On a pan-regional basis, the continuing successes of Korean EPC contractors and developers have left international banks close to their internal Korean agency limits. It is rumoured that the Shuweihat 3 deal was won by the aggressive stance of the Korean government and the fact that both Kepco and Sumitomo are making single-digit internal rates of return supported by heavily JBIC- and Kexim-subsidised financing.

“I don’t think bank exposure to Korean agencies is a significant issue, and sponsors are continuing to pursue Korean EPC solutions,” says one developer. “Project finance banks aren’t funding the EPC directly but are rather taking default protection on project risk. Banks hitting Korean limits it is not something that should affect our plans. Also in my opinion, KEIC (K-Sure) and KEXIM will continue to provide important covered tranches or direct loans to projects.”

Macro force

In the absence of underwriting, debt financing will continue to be defined by the local Saudi banks and the export credit agencies. Almost all of the S3 bidders had access to JBIC direct loan funding by virtue of a Japanese equity partner. US Ex-Im recently reported in its annual report that it disbursed its largest ever amount of capital and is actively backing GE turbines in the region once again for Al Dur IWPP in Bahrain and PP11 in Saudi. Hermes is also back in the region with ECA cover for facilities worth $650 million for Oman’s Barka 3/Sohar 2 projects. The deals mark the first time since Saudi Arabia’s first IWPP – the $2.45 billion Shuaibah project that closed in December 2005 – that Hermes has had a role in a power financing in the region. The Korean agencies are also very aggressive and appear to be copying JBIC’s use of direct loans to strongly support Korean developers and EPC contractors.

“ECAs are a function of the size of these deals,” says de Luze. “When total project costs exceed $1-$1.5 billion they exceed the current capacity of the international bank market so other sources are needed.”

The active role of ECAs has filled in the gap left by international banks; but they are also an increasingly vital way of bolstering exports. The uptick in ECA activity can be set against global trade imbalances and the currency war being played out by further round of US quantitative easing, the unwillingness of the Chinese to allow the renminbi to appreciate and the forlorn attempts by the Bank of Japan to weaken the yen. The increased use of direct loans is a useful low visibility tool in an export war, given that they are not subject to the same OECD guidelines that prevent unfair subsidies of exports on export credit agency facilities. This race to the bottom on direct loans is clearly being won by JBIC and the Korean agencies.

However, the ability of JBIC to sway project awards is partially counterbalanced by the yen’s strength. Major currency trends would appear to favour a developer-EPC contractor-equipment supplier solution that is US dollar-denominated because they naturally match GCC offtake contracts, which are pegged to the dollar (with the exception of Kuwait, which is not pegged). Developers are most exposed to currency risk between final bid date and bid award.
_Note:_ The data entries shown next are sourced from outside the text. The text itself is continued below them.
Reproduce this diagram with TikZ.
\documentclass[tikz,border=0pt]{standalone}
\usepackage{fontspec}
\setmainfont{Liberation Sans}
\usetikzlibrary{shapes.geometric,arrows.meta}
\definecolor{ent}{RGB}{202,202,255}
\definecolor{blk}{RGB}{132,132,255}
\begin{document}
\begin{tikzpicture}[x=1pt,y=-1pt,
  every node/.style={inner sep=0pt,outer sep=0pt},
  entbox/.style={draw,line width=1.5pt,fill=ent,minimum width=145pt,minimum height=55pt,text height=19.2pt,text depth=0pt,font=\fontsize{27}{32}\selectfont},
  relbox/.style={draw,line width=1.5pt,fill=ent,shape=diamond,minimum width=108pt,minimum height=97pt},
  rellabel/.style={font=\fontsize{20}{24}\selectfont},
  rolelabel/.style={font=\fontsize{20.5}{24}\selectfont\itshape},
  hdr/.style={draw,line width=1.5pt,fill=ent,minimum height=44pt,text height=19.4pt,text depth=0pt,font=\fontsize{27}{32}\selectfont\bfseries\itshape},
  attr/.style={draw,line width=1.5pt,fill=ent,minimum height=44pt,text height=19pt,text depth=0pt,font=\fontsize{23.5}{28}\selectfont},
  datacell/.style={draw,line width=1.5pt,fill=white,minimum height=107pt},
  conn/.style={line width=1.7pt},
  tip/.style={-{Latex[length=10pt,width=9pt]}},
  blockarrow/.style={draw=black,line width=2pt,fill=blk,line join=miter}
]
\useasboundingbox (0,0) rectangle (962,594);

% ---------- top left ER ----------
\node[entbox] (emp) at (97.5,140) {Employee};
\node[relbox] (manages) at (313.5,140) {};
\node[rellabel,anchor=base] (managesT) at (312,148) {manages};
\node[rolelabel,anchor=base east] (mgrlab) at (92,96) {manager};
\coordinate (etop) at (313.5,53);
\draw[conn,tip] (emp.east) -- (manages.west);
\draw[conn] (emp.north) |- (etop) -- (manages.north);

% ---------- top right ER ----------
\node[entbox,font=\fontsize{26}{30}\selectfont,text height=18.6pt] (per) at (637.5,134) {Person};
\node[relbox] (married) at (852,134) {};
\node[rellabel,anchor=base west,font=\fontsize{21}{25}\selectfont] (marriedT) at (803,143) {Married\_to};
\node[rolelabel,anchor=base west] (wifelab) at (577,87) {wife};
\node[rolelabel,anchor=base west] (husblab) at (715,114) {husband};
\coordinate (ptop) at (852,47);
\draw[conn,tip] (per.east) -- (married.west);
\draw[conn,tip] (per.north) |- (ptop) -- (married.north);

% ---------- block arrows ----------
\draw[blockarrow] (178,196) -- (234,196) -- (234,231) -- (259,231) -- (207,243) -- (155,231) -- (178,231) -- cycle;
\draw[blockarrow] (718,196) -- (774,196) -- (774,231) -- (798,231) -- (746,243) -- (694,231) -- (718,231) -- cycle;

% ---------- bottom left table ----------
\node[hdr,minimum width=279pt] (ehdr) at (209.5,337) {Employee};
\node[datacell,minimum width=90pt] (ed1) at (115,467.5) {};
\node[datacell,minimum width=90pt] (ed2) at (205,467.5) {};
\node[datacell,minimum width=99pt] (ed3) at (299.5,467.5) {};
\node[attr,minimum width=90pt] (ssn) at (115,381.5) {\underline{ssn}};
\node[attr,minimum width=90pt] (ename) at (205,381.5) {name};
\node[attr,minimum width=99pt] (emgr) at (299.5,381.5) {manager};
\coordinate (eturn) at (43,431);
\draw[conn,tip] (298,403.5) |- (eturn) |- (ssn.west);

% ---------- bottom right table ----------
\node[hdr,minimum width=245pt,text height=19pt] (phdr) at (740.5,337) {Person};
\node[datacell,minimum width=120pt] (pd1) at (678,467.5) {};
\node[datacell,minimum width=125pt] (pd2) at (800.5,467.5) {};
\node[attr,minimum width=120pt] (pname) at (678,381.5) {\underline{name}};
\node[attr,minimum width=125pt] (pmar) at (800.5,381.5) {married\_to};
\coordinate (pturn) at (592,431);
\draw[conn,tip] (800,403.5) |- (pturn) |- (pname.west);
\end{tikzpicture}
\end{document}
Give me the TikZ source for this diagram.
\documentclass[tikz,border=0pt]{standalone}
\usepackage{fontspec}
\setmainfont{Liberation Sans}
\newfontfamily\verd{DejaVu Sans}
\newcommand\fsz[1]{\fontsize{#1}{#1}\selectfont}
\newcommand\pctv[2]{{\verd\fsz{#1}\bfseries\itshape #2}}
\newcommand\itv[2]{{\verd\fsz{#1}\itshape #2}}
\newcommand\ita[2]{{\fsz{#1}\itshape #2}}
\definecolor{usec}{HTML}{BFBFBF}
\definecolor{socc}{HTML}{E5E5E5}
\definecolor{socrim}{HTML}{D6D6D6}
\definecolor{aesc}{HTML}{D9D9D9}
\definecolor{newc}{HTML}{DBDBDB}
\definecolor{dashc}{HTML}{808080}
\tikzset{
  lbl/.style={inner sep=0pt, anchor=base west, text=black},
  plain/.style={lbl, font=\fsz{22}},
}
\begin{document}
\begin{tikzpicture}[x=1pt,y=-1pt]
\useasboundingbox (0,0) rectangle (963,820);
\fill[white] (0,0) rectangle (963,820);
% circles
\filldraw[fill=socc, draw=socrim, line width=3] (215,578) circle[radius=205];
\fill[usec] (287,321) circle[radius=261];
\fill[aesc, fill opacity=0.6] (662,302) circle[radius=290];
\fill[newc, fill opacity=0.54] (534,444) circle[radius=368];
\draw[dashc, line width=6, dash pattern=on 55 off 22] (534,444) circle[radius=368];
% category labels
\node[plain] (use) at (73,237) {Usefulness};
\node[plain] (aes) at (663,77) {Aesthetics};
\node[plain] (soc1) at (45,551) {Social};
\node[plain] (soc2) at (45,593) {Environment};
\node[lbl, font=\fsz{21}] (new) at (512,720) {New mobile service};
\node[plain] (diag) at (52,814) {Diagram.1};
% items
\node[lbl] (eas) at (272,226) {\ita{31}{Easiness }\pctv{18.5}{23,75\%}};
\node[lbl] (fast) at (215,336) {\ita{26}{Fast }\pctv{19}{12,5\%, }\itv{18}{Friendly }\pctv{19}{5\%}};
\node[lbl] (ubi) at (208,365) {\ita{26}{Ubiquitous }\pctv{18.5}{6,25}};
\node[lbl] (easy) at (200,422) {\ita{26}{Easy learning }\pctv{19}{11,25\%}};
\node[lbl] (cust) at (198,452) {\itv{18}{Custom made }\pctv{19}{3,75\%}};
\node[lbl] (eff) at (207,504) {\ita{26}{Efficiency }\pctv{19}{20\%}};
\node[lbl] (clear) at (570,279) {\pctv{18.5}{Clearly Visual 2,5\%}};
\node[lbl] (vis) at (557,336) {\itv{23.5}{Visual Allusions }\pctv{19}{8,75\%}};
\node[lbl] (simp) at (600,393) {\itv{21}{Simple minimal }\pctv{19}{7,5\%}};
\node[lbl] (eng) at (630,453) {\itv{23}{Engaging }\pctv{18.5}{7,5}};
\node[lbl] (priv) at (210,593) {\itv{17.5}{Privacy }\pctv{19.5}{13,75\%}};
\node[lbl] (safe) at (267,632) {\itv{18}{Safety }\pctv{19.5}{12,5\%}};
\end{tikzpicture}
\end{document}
The Sumitomo/Kepco S3 bid was thought to be under FX pressure as it had a provisional EPC contract with Siemens and Daewoo with a large euro-denominated component to pay for the Siemens turbines. In the weeks leading up to final bid the Euro appreciated around 18% against the dollar.

The major EPC contractors and equipment suppliers can normally hedge this risk internally. “Private bidders have always tried to allocate FX risk on to the procurer but they have always ducked out,” says Nanda. “EPC contractors and equipment suppliers are usually able to manage currency risk within their portfolios of global business.” As most of the large equipment supply contracts are made up of dollar-denominated commodity inputs, all major EPC contractors should have an inbuilt natural hedge for most of their costs.

Another developer says: “You have to make a bet on the currency movement, attempt to pre-hedge or negotiate with the EPC contractor to set a price. It is one component when choosing an EPC solution, but by far the most important is to obtain the best technical solution, and if that means using a European EPC so be it.”